Published online by Cambridge University Press: 20 May 2010
INTRODUCTION
This chapter addresses the interaction between changes in the language of subsistence rights and the possibilities for greater social inclusion during the economic crisis of the late 1990s in Colombia. One would expect that during economic crises, courts would be deferential to governmental policies and manipulate legal language to serve governmental interests. In such situations, courts would be likely to use the rhetoric of political discretion, sovereignty, and the general interest to legitimize unpopular policies of economic adjustment that cut social spending to appease any popular mobilization against them.

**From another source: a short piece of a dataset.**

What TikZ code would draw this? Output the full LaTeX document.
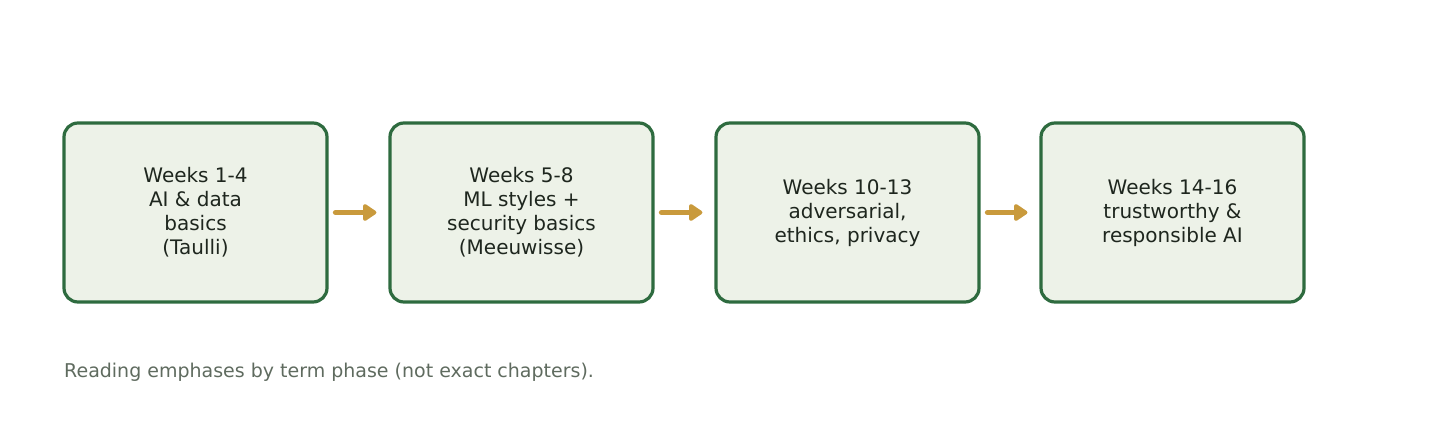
\documentclass[tikz,border=0pt]{standalone}
\usepackage{fontspec}
\setmainfont{DejaVu Sans}
\usetikzlibrary{arrows.meta}
\definecolor{boxfill}{HTML}{EDF2E8}
\definecolor{boxline}{HTML}{2E6B3F}
\definecolor{txtcol}{HTML}{1E261E}
\definecolor{goldarr}{HTML}{C99A3C}
\definecolor{notecol}{HTML}{5F6B5F}
\tikzset{
  phase/.style={draw=boxline, fill=boxfill, line width=3.2pt, rounded corners=14pt,
    minimum width=263pt, minimum height=179pt, inner sep=0pt, align=center,
    text=txtcol, font=\fontsize{20}{24}\selectfont},
  flow/.style={draw=goldarr, line width=5.5pt, line cap=round,
    -{Triangle[length=15pt,width=19pt,round]}, shorten <=7pt, shorten >=12pt}
}
\begin{document}
\begin{tikzpicture}[x=1pt,y=1pt]
                \useasboundingbox (0,0) rectangle (1431,426);
                \node[phase] (w1) at (195.5,213.5) {Weeks 1-4\\AI \& data\\basics\\(Taulli)};
                \node[phase] (w2) at (521.5,213.5) {Weeks 5-8\\ML styles +\\security basics\\(Meeuwisse)};
                \node[phase] (w3) at (847.5,213.5) {Weeks 10-13\\adversarial,\\ethics, privacy};
                \node[phase] (w4) at (1172.5,213.5) {Weeks 14-16\\trustworthy \&\\responsible AI};
                \draw[flow] (w1) -- (w2);
                \draw[flow] (w2) -- (w3);
                \draw[flow] (w3) -- (w4);
                \node[anchor=west, text=notecol, font=\fontsize{19}{22}\selectfont, inner sep=0pt] (note) at (64,54) {Reading emphases by term phase (not exact chapters).};
            \end{tikzpicture}
\end{document}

In contrast with this assumption, the evolution of social rights' adjudication before and throughout the Colombian crisis suggests that the function of legal language is not just to legitimize adjustment policies. The language of the courts need not be an epiphenomenon of power politics. In fact, this language can be contested, transformed, mobilized, and used to foster an explosion in litigation that ultimately contributes to activating the political process, even against the explicit interests of the government. However, the case of Colombia also suggests that during times of crisis, and contrary to what some scholars assume, the successful contestation of legal meanings can help to reproduce the status quo instead of producing social change. Because the language of rights is general and abstract, it prevents courts from distinguishing between different people and different types of threats to people's material subsistence.